Job :: Below is some material; set it all down exactly, apart from the pictures.

Task inputs ::
▶

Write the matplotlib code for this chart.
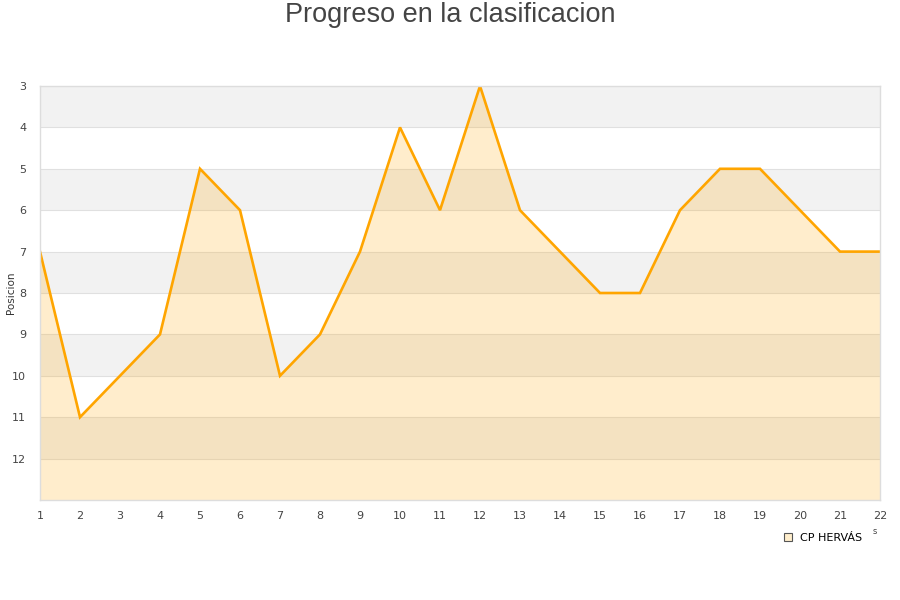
import matplotlib
matplotlib.use("Agg")
import matplotlib.pyplot as plt
from matplotlib.lines import Line2D

jornadas = list(range(1, 23))
posiciones = [7, 11, 10, 9, 5, 6, 10, 9, 7, 4, 6, 3, 6, 7, 8, 8, 6, 5, 5, 6, 7, 7]
y_ticks = [3, 4, 5, 6, 7, 8, 9, 10, 11, 12]
team = "CP HERVÁS"
title = "Progreso en la clasificacion"
ylabel = "Posicion"

fig = plt.figure(figsize=(9, 6), dpi=100)
ax = fig.add_axes([40/900, 1 - 500/600, 840/900, 414/600])

ymin, ymax = 3, 13
# alternating bands
for i, y0 in enumerate(range(ymin, ymax)):
    color = "#f2f2f2" if i % 2 == 0 else "#ffffff"
    ax.axhspan(y0, y0 + 1, color=color, zorder=0, lw=0)
    ax.axhline(y0, color="#e0e0e0", lw=0.8, zorder=0.5)

ax.fill_between(jornadas, posiciones, ymax, color="#ffa500", alpha=0.2, lw=0, zorder=1)
ax.plot(jornadas, posiciones, color="#ffa500", lw=1.9, zorder=2, solid_joinstyle="miter")

ax.set_xlim(1, 22)
ax.set_ylim(ymax, ymin)
ax.set_xticks(jornadas)
ax.set_yticks(y_ticks)
ax.tick_params(axis="both", length=0, labelsize=8, colors="#444444", pad=8)
ax.tick_params(axis="y", pad=10)
for s in ax.spines.values():
    s.set_color("#dddddd")
    s.set_linewidth(1)

ax.set_ylabel(ylabel, fontsize=7.5, color="#333333")
ax.yaxis.set_label_coords(-24/840, 0.5)

fig.text(0.5, 1 - 15/600, title, ha="center", va="center", fontsize=19.5,
         color="#444444", family=["Liberation Sans", "DejaVu Sans"])

handle = Line2D([], [], marker="s", ls="none", markersize=6, markerfacecolor="#ffeecc",
                markeredgecolor="#555555", markeredgewidth=0.8)
fig.legend([handle], [team], loc="center", bbox_to_anchor=(822/900, 1 - 538/600),
           frameon=False, fontsize=8, handletextpad=0.6, handlelength=1.0)
fig.text(875/900, 1 - 532/600, "s", fontsize=6, color="#444444", ha="center", va="center")

fig.savefig("out.png", dpi=100)
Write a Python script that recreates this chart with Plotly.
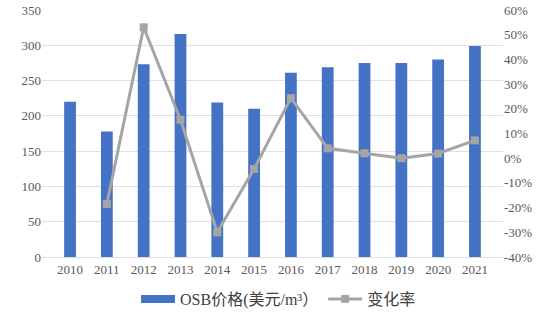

◀

Final result ::
Write the matplotlib code for this chart.
import matplotlib
matplotlib.use("Agg")
import matplotlib.pyplot as plt
from matplotlib.lines import Line2D

jornadas = list(range(1, 23))
posiciones = [7, 11, 10, 9, 5, 6, 10, 9, 7, 4, 6, 3, 6, 7, 8, 8, 6, 5, 5, 6, 7, 7]
y_ticks = [3, 4, 5, 6, 7, 8, 9, 10, 11, 12]
team = "CP HERVÁS"
title = "Progreso en la clasificacion"
ylabel = "Posicion"

fig = plt.figure(figsize=(9, 6), dpi=100)
ax = fig.add_axes([40/900, 1 - 500/600, 840/900, 414/600])

ymin, ymax = 3, 13
# alternating bands
for i, y0 in enumerate(range(ymin, ymax)):
    color = "#f2f2f2" if i % 2 == 0 else "#ffffff"
    ax.axhspan(y0, y0 + 1, color=color, zorder=0, lw=0)
    ax.axhline(y0, color="#e0e0e0", lw=0.8, zorder=0.5)

ax.fill_between(jornadas, posiciones, ymax, color="#ffa500", alpha=0.2, lw=0, zorder=1)
ax.plot(jornadas, posiciones, color="#ffa500", lw=1.9, zorder=2, solid_joinstyle="miter")

ax.set_xlim(1, 22)
ax.set_ylim(ymax, ymin)
ax.set_xticks(jornadas)
ax.set_yticks(y_ticks)
ax.tick_params(axis="both", length=0, labelsize=8, colors="#444444", pad=8)
ax.tick_params(axis="y", pad=10)
for s in ax.spines.values():
    s.set_color("#dddddd")
    s.set_linewidth(1)

ax.set_ylabel(ylabel, fontsize=7.5, color="#333333")
ax.yaxis.set_label_coords(-24/840, 0.5)

fig.text(0.5, 1 - 15/600, title, ha="center", va="center", fontsize=19.5,
         color="#444444", family=["Liberation Sans", "DejaVu Sans"])

handle = Line2D([], [], marker="s", ls="none", markersize=6, markerfacecolor="#ffeecc",
                markeredgecolor="#555555", markeredgewidth=0.8)
fig.legend([handle], [team], loc="center", bbox_to_anchor=(822/900, 1 - 538/600),
           frameon=False, fontsize=8, handletextpad=0.6, handlelength=1.0)
fig.text(875/900, 1 - 532/600, "s", fontsize=6, color="#444444", ha="center", va="center")

fig.savefig("out.png", dpi=100)
Write a Python script that recreates this chart with Plotly.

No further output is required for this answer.